Because Neuvirth is under contract, the Flyers could choose to leave him unprotected in the expansion draft, where the Vegas Golden Knights - whose general manager, George McPhee, drafted Neuvirth in 2006 for the Washington Capitals - could scoop him up. Or, they could protect him, bank that his star-crossed injury history is a thing of the past, and let Mason walk.

Given that the Flyers need to create cap space, and given that Mason is both a better and (from a health standpoint) more reliable goaltender than Neuvirth, the question they have to ask themselves is this: Which scenario benefits us more, keeping the slightly superior goalie at a slightly higher price or keeping the slightly lesser goalie (who could get hurt again) at the slightly lower price?

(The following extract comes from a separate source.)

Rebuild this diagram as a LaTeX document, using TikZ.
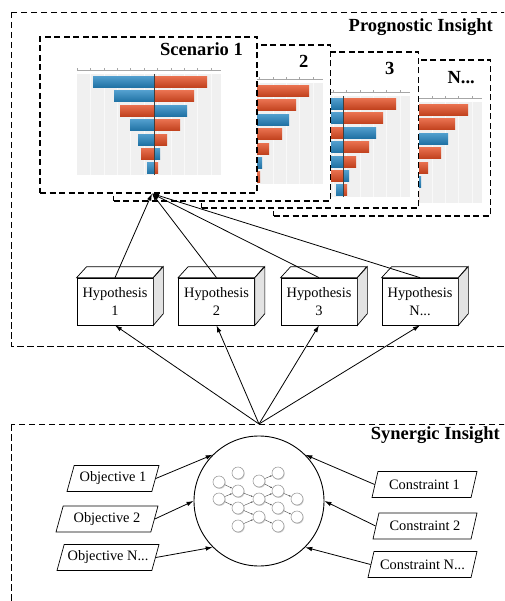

"I'm not trying to rob the bank," Mason said. "I'm looking for a fair contract. Coming off a three-year contract, I think for the most part I was a pretty solid investment for them. . . .

"I'm well aware that they have prospects in the system, but goaltenders have a hard time stepping in right away. They need time to develop. I think Hexy understands that they don't want to rush anybody, so whether it's two, three, four years down the line, whatever it may be, I understand that there are goalies here who they're going to be high on."

Mason left no doubt that he wouldn't mind serving as a mentor to Stolarz, in part because he and Stolarz get along well, in part because he doesn't perceive him as a threat to usurp him anytime soon. The Flyers began this season by, in essence, establishing a goaltenders' Thunderdome and setting Mason and Neuvirth inside it. Each goalie was in the final year of his contract, and the organization's thinking was that each one's desire and desperation to secure a long-term deal would raise his level of play.

The plan failed. Neuvirth's .891 save percentage was the lowest of his eight-year career, and his season ended with him flat on his back after he passed out from dehydration during a game against the Devils on April 1. Mason's mark of .908 was his worst in his four full seasons here, and he said the early uncertainty over which goalie would play when and why contributed to his and Neuvirth's inconsistency.

"It doesn't work, and I think it's shown throughout the league that it doesn't work," Mason said. "Tampa got rid of their situation. St. Louis got rid of their situation. It's got nothing to do with Neuvy and I as people. I've got no issues with Neuvy. It just doesn't work for the goaltending position. . . . It's just the way the position is played. You can't be in and out, in and out. You have to have the flow. I believe when given that flow, we've done well with it."

Sounds simple. It isn't. Not for the Flyers, not for Steve Mason. He may yet get his wish. He may yet be back. But he will have to wait, and he will have to get used to it.